Equi-joins often compare columns that have the same name in both tables.If this is the case, we can also use the second type of qualified join: the named columns join.

Note

Named columns joins are not supported in Dialect 1 databases.

Named columns joins have a USING clause which states only the column names.So instead of this:

select * from flotsam f
  join jetsam j
  on f.sea = j.sea
  and f.ship = j.ship;

we can also write:

select * from flotsam
  join jetsam using (sea, ship)

which is considerably shorter.The result set is a little different though — at least when using “SELECT *”:

  • The explicit-condition join — with the ON clause — will contain each of the columns SEA and SHIP twice: once from table FLOTSAM, and once from table JETSAM.Obviously, they will have the same values.

  • The named columns join — with the USING clause — will contain these columns only once.

If you want all the columns in the result set of the named columns join, set up your query like this:

select f.*, j.*
  from flotsam f
  join jetsam j using (sea, ship);

This will give you the same result set as the explicit-condition join.
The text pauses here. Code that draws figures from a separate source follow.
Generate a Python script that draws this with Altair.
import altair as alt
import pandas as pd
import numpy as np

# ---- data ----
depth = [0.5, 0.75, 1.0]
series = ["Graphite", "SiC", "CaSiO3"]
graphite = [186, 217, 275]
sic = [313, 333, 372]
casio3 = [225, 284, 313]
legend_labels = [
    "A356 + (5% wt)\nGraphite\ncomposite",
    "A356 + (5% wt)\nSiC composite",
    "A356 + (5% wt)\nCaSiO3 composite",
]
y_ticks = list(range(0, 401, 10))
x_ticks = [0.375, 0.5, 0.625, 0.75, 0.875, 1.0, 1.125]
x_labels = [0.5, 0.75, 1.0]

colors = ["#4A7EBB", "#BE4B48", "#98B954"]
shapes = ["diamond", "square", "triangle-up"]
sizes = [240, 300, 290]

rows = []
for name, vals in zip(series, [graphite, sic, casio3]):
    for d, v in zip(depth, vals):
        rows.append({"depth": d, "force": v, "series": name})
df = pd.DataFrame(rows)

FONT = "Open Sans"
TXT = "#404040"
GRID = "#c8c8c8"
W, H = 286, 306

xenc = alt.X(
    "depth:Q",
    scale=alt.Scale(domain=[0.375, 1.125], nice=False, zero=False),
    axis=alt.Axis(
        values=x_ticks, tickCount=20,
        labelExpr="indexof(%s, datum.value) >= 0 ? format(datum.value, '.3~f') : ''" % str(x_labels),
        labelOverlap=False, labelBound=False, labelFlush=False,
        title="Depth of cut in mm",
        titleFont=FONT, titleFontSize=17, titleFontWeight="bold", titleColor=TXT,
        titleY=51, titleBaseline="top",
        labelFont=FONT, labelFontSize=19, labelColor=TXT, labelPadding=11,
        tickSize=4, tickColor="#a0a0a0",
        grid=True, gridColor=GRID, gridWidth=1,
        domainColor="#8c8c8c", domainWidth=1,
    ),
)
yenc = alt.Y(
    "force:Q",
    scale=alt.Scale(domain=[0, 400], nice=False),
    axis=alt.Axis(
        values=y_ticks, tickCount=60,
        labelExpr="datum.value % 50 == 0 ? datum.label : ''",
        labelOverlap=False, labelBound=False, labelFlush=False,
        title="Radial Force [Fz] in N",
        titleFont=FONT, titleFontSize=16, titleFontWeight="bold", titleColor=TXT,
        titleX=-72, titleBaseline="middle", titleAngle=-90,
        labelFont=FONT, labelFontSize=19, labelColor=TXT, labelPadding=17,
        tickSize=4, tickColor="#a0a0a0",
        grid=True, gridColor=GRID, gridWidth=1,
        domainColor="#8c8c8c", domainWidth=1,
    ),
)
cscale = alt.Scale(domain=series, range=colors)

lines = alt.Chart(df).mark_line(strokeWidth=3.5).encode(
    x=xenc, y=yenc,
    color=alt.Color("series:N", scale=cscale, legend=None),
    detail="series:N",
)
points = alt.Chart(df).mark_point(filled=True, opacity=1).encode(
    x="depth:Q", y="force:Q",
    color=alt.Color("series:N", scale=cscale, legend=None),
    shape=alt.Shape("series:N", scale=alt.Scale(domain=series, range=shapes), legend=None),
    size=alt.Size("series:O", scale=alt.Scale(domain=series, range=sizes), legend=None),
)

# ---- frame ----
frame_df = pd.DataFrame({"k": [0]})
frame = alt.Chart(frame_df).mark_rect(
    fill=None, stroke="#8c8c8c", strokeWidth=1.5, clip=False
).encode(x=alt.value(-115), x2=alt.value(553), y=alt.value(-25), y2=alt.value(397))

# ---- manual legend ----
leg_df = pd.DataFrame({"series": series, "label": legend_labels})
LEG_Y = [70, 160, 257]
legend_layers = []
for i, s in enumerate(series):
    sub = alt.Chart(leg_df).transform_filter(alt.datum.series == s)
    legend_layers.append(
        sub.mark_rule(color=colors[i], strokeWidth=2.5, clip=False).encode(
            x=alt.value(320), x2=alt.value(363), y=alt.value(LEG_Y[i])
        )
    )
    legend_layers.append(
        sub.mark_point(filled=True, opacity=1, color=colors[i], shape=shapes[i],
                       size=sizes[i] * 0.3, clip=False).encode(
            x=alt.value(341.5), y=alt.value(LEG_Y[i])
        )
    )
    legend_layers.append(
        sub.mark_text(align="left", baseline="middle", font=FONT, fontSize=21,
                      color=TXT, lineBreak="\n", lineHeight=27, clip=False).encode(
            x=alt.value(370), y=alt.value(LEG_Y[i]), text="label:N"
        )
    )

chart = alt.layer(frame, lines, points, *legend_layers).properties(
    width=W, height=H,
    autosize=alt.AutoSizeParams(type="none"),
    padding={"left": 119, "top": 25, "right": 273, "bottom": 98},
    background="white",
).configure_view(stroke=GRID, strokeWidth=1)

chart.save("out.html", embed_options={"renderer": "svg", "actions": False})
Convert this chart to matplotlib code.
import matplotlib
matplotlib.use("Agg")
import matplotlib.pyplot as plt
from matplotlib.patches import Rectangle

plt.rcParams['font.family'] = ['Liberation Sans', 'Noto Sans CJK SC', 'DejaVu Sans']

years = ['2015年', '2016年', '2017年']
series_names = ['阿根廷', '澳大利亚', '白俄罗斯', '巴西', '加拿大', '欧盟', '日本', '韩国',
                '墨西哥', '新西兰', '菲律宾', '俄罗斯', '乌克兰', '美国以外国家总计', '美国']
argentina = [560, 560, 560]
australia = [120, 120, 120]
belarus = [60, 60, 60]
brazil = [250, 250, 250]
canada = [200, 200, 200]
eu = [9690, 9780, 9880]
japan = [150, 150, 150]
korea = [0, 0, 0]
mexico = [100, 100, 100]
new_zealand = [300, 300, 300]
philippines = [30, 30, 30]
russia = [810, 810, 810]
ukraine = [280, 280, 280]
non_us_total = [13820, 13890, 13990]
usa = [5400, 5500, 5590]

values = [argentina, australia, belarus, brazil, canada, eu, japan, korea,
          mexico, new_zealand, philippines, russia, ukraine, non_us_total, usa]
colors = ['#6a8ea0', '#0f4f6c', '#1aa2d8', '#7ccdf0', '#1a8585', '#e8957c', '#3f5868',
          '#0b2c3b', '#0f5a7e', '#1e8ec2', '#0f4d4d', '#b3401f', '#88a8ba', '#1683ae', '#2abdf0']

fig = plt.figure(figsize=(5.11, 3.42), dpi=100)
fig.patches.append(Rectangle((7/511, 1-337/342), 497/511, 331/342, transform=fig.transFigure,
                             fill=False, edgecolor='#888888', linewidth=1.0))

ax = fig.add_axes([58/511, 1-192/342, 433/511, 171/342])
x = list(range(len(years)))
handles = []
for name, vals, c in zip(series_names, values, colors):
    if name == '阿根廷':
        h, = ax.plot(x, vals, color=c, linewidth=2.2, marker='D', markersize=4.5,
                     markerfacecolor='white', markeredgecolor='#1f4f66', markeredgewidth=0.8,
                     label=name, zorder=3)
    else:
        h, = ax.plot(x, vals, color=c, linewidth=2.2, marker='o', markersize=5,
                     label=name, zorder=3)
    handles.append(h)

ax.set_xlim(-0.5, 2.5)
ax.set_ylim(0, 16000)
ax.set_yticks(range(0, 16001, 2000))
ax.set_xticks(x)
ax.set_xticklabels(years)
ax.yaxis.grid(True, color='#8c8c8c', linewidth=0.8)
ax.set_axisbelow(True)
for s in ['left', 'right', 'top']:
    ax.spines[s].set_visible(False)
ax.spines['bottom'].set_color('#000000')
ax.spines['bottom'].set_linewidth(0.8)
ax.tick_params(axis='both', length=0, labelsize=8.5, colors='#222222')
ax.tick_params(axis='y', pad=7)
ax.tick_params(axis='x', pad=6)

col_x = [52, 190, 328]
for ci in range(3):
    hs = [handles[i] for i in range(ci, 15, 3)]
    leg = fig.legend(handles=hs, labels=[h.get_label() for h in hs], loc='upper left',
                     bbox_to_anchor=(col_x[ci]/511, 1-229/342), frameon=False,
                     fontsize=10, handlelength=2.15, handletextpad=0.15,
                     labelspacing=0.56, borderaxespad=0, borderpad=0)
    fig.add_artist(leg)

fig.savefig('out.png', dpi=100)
For an OUTER named columns join, there’s an additional twist when using “SELECT *” or an unqualified column name from the USING list:

If a row from one source set doesn’t have a match in the other but must still be included because of the LEFT, RIGHT or FULL directive, the merged column in the joined set gets the non-NULL value.That is fair enough, but now you can’t tell whether this value came from the left set, the right set, or both.This can be especially deceiving when the value came from the right hand set, because “*” always shows combined columns in the left hand part — even in the case of a RIGHT join.
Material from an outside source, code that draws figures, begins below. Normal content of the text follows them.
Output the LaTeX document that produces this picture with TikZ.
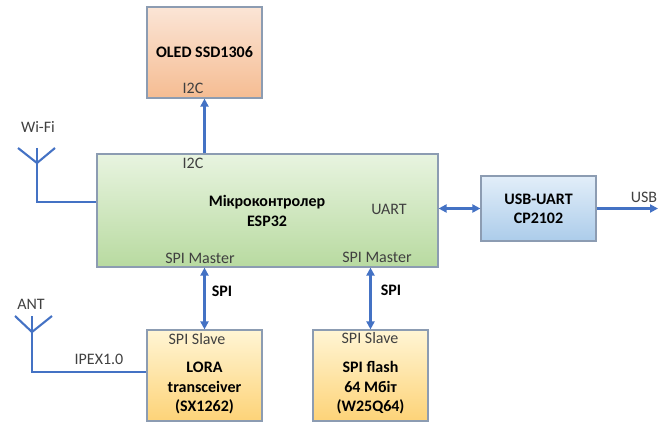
\documentclass[tikz,border=0pt]{standalone}
\usepackage{fontspec}
\setmainfont{Carlito}
\usepackage{tikz}
\usetikzlibrary{arrows.meta}

\definecolor{edgegray}{RGB}{140,156,178}
\definecolor{linkblue}{RGB}{68,114,196}
\definecolor{labelgray}{RGB}{64,64,64}
\definecolor{oledtop}{RGB}{251,229,214}
\definecolor{oledbot}{RGB}{245,188,146}
\definecolor{mcutop}{RGB}{232,244,224}
\definecolor{mcubot}{RGB}{184,218,160}
\definecolor{usbtop}{RGB}{226,238,249}
\definecolor{usbbot}{RGB}{172,204,234}
\definecolor{slavetop}{RGB}{255,245,212}
\definecolor{slavebot}{RGB}{253,211,120}

\begin{document}
\begin{tikzpicture}[x=1pt,y=-1pt,
	box/.style={draw=edgegray,line width=1.2pt,minimum width=115pt,minimum height=91pt,inner sep=0pt},
	link/.style={draw=linkblue,line width=2.1pt},
	arr/.style={link,-{Triangle[length=8pt,width=8pt]}},
	darr/.style={link,{Triangle[length=8pt,width=8pt]}-{Triangle[length=8pt,width=8pt]}},
	lbl/.style={text=labelgray,inner sep=0pt,font=\fontsize{16}{19}\selectfont},
	title/.style={text=black,inner sep=0pt,align=center,font=\fontsize{16}{19.5}\selectfont\bfseries}]
	\useasboundingbox (0,0) rectangle (672,425);
	% boxes
	\node[box,top color=oledtop,bottom color=oledbot] (oled) at (204.5,52.5) {};
	\node[box,minimum width=341pt,minimum height=113pt,top color=mcutop,bottom color=mcubot] (mcu) at (267.5,210.5) {};
	\node[box,minimum height=65pt,top color=usbtop,bottom color=usbbot] (usb) at (538.5,208.5) {};
	\node[box,top color=slavetop,bottom color=slavebot] (lora) at (204.5,375.5) {};
	\node[box,top color=slavetop,bottom color=slavebot] (flash) at (370.5,375.5) {};
	% texts
	\node[title] (oledname) at (204.5,52) {OLED SSD1306};
	\node[lbl] (oledi2c) at (193,88) {I2C};
	\node[title] (mcuname) at (267,211) {Мікроконтролер\\ESP32};
	\node[lbl] (mcui2c) at (193,163) {I2C};
	\node[lbl] (mcuuart) at (389,209) {UART};
	\node[lbl] (masterA) at (200,258) {SPI Master};
	\node[lbl] (masterB) at (377,257) {SPI Master};
	\node[title] (usbname) at (538.5,209) {USB-UART\\CP2102};
	\node[lbl] (slaveA) at (197,339) {SPI Slave};
	\node[lbl] (slaveB) at (370,338) {SPI Slave};
	\node[title] (loraname) at (204.5,388) {LORA\\transceiver\\(SX1262)};
	\node[title] (flashname) at (370.5,388) {SPI flash\\64 Мбіт\\(W25Q64)};
	% connectors
	\draw[arr] (mcu.north -| oled.south) -- (oled.south);
	\draw[darr] (mcu.east |- usb.west) -- (usb.west);
	\coordinate (usbout) at (658,208.5);
	\draw[arr] (usb.east) -- (usbout);
	\node[lbl] (usblbl) at (644,197) {USB};
	\draw[darr] (mcu.south -| lora.north) -- (lora.north);
	\draw[darr] (mcu.south -| flash.north) -- (flash.north);
	\node[title] (spiA) at (222,291) {SPI};
	\node[title] (spiB) at (391,290) {SPI};
	% antennas
	\coordinate (wifi) at (37,148);
	\coordinate (wifiin) at ([yshift=8.5pt]mcu.west);
	\draw[link] (wifi) ++(-19,0) -- ++(19,15) -- ++(18,-15);
	\draw[link] (wifi) |- (wifiin);
	\node[lbl] (wifilbl) at (38,127) {Wi-Fi};
	\coordinate (ant) at (32,316);
	\coordinate (antin) at ([yshift=3.5pt]lora.west);
	\draw[link] (ant) ++(-17,0) -- ++(17,16) -- ++(20,-16);
	\draw[link] (ant) |- (antin);
	\node[lbl] (antlbl) at (31,304) {ANT};
	\node[lbl] (ipex) at (99,359) {IPEX1.0};
\end{tikzpicture}
\end{document}
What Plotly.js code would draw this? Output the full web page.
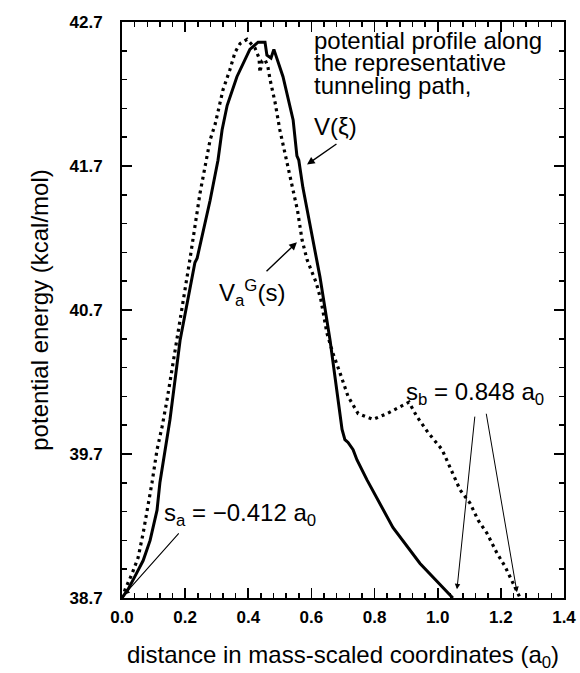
<!DOCTYPE html>
<html>
<head>
<meta charset="utf-8">
<script src="https://cdn.plot.ly/plotly-3.0.1.min.js"></script>
<style>html,body{margin:0;padding:0;background:#fff;}#chart{width:580px;height:673px;}</style>
</head>
<body>
<div id="chart"></div>
<script>
// V(xi): potential profile along the representative tunneling path (solid)
const solidX = [0.000, 0.019, 0.041, 0.067, 0.089, 0.111, 0.120, 0.136, 0.152, 0.184, 0.209, 0.231, 0.238, 0.257, 0.279, 0.304, 0.317, 0.333, 0.364, 0.405, 0.431, 0.453, 0.459, 0.472, 0.481, 0.510, 0.526, 0.542, 0.554, 0.560, 0.573, 0.596, 0.627, 0.659, 0.668, 0.684, 0.697, 0.706, 0.716, 0.732, 0.744, 0.776, 0.858, 0.944, 1.048];
const solidY = [38.70, 38.76, 38.85, 38.96, 39.10, 39.31, 39.50, 39.71, 39.94, 40.49, 40.77, 41.03, 41.06, 41.24, 41.46, 41.74, 41.95, 42.12, 42.32, 42.51, 42.56, 42.56, 42.47, 42.45, 42.51, 42.32, 42.16, 42.02, 41.77, 41.74, 41.55, 41.28, 40.93, 40.49, 40.35, 40.08, 39.87, 39.80, 39.78, 39.73, 39.66, 39.52, 39.19, 38.94, 38.70];
// Va^G(s) (dotted)
const dotX = [0.000, 0.010, 0.032, 0.051, 0.067, 0.082, 0.095, 0.111, 0.127, 0.143, 0.174, 0.215, 0.247, 0.279, 0.295, 0.320, 0.342, 0.358, 0.374, 0.396, 0.421, 0.434, 0.437, 0.444, 0.453, 0.462, 0.469, 0.485, 0.500, 0.516, 0.532, 0.548, 0.556, 0.570, 0.586, 0.615, 0.630, 0.649, 0.668, 0.691, 0.716, 0.748, 0.795, 0.839, 0.881, 0.909, 0.934, 0.969, 1.014, 1.039, 1.071, 1.102, 1.128, 1.156, 1.188, 1.213, 1.239, 1.261];
const dotY = [38.70, 38.76, 38.87, 38.98, 39.15, 39.33, 39.50, 39.73, 39.89, 40.08, 40.49, 41.05, 41.51, 41.88, 41.99, 42.23, 42.37, 42.49, 42.55, 42.58, 42.52, 42.45, 42.35, 42.43, 42.44, 42.39, 42.30, 42.14, 41.95, 41.79, 41.62, 41.46, 41.39, 41.19, 41.05, 40.89, 40.77, 40.54, 40.40, 40.26, 40.10, 39.98, 39.94, 39.98, 40.03, 40.06, 39.96, 39.85, 39.73, 39.61, 39.45, 39.36, 39.24, 39.15, 39.01, 38.92, 38.80, 38.70];

const yTickVals = [38.7, 39.7, 40.7, 41.7, 42.7];
const yTickText = ['38.7', '39.7', '40.7', '41.7', '42.7'];
const xTickVals = [0.0, 0.2, 0.4, 0.6, 0.8, 1.0, 1.2, 1.4];
const xTickText = ['0.0', '0.2', '0.4', '0.6', '0.8', '1.0', '1.2', '1.4'];

const FONT = 'Liberation Sans, Arial, Helvetica, sans-serif';

const traces = [
  {x: solidX, y: solidY, type: 'scatter', mode: 'lines', line: {color: '#000', width: 3}, hoverinfo: 'skip', showlegend: false},
  {x: dotX, y: dotY, type: 'scatter', mode: 'lines', line: {color: '#000', width: 3.2, dash: '3px,4px'}, hoverinfo: 'skip', showlegend: false}
];

function txt(x, y, t, size) {
  return {x: x, y: y, xref: 'x', yref: 'y', text: t, showarrow: false, xanchor: 'left', yanchor: 'middle',
          font: {family: FONT, size: size || 24, color: '#000'}};
}
function arr(x, y, ax, ay, w) {
  return {x: x, y: y, ax: ax, ay: ay, xref: 'x', yref: 'y', axref: 'x', ayref: 'y', text: '', showarrow: true,
          arrowhead: 2, arrowsize: 1.1, arrowwidth: w || 1.2, arrowcolor: '#000', standoff: 0, startstandoff: 0};
}

const annotations = [
  txt(0.602, 42.575, 'potential profile along'),
  txt(0.602, 42.42, 'the representative'),
  txt(0.602, 42.26, 'tunneling path,'),
  txt(0.602, 41.975, 'V(ξ)'),
  txt(0.302, 40.82, 'V<sub>a</sub><sup>G</sup>(s)'),
  txt(0.128, 39.28, 's<sub>a</sub> = −0.412 a<sub>0</sub>'),
  txt(0.893, 40.12, 's<sub>b</sub> = 0.848 a<sub>0</sub>'),
  arr(0.586, 41.71, 0.684, 41.86, 1.4),
  arr(0.554, 41.17, 0.453, 40.96, 1.4),
  arr(0.006, 38.72, 0.184, 39.16, 1.1),
  arr(1.061, 38.76, 1.118, 39.97, 1.0),
  arr(1.251, 38.74, 1.153, 39.99, 1.0)
];

const axisCommon = {
  showline: true, linewidth: 2, linecolor: '#000', mirror: 'ticks',
  ticks: 'inside', ticklen: 10, tickwidth: 1.8, tickcolor: '#000',
  showgrid: false, zeroline: false,
  tickfont: {family: FONT, size: 17, color: '#000', weight: 'bold'}
};

const layout = {
  width: 580, height: 673,
  margin: {l: 122, r: 16, t: 22, b: 75},
  paper_bgcolor: '#fff', plot_bgcolor: '#fff',
  xaxis: Object.assign({}, axisCommon, {
    range: [0, 1.4], tickmode: 'array', tickvals: xTickVals, ticktext: xTickText,
    ticklabelstandoff: 3,
    minor: {tickmode: 'linear', tick0: 0, dtick: 0.04, ticks: 'inside', ticklen: 5, tickwidth: 1.5, tickcolor: '#000', showgrid: false},
    title: {text: 'distance in mass-scaled coordinates (a<sub>0</sub>)', font: {family: FONT, size: 24, color: '#000'}, standoff: 20}
  }),
  yaxis: Object.assign({}, axisCommon, {
    range: [38.7, 42.7], tickmode: 'array', tickvals: yTickVals, ticktext: yTickText,
    ticklabelstandoff: 14,
    minor: {tickmode: 'linear', tick0: 38.7, dtick: 0.2, ticks: 'inside', ticklen: 5, tickwidth: 1.5, tickcolor: '#000', showgrid: false},
    title: {text: 'potential energy (kcal/mol)', font: {family: FONT, size: 24, color: '#000'}, standoff: 14}
  }),
  annotations: annotations,
  showlegend: false
};

Plotly.newPlot('chart', traces, layout, {staticPlot: true, displayModeBar: false});
</script>
</body>
</html>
Whether this is a problem or not depends on the situation.If it is, use the “a.*, b.*” approach shown above, with a and b the names or aliases of the two sources.Or better yet, avoid “*” altogether in your serious queries and qualify all column names in joined sets.This has the additional benefit that it forces you to think about which data you want to retrieve and where from.

It is your responsibility to make sure the column names in the USING list are of compatible types between the two sources.If the types are compatible but not equal, the engine converts them to the type with the broadest range of values before comparing the values.This will also be the data type of the merged column that shows up in the result set if “SELECT *” or the unqualified column name is used.Qualified columns on the other hand will always retain their original data type.

Tip

If, when joining by named columns, you are using a join column in the WHERE clause, always use the qualified column name, otherwise an index on this column will not be used.
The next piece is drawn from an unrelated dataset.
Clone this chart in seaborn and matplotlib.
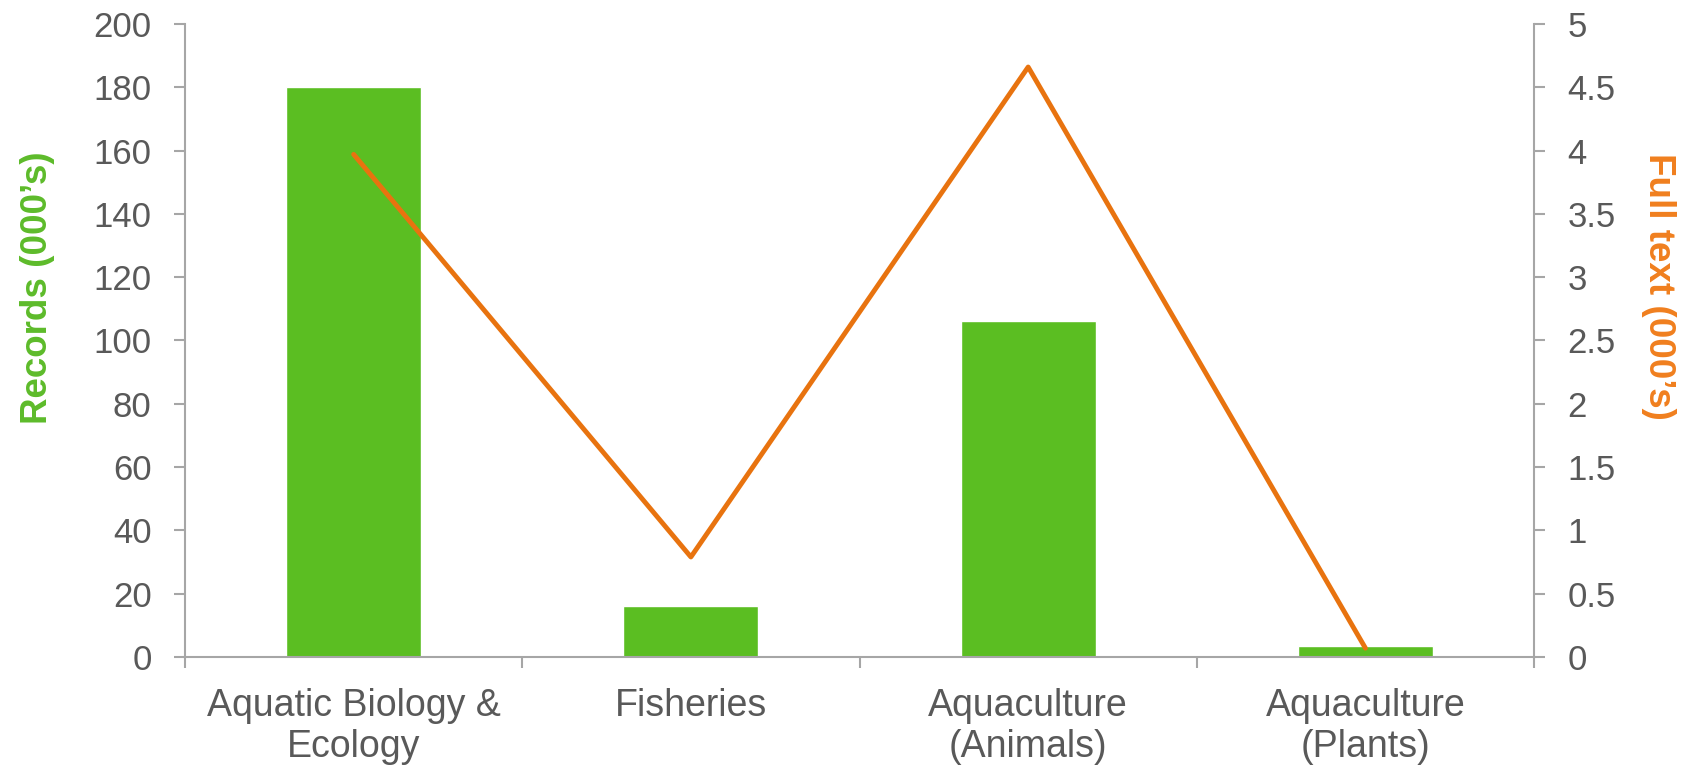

SELECT 1 FROM t1 a JOIN t2 b USING (x) WHERE x = 0;

-- PLAN JOIN (A NATURAL , B INDEX (RDB$2))

However:

SELECT 1 FROM t1 a JOIN t2 b USING (x) WHERE a.x = 0;
-- PLAN JOIN (A INDEX (RDB$1), B INDEX (RDB$2))

SELECT 1 FROM t1 a JOIN t2 b USING (x) WHERE b.x = 0;
-- PLAN JOIN (A INDEX (RDB$1), B INDEX (RDB$2))

The fact is, the unspecified column in this case is implicitly replaced by `COALESCE(a.x, b.x).This trick is used to disambiguate column names, but it also interferes with the use of the index.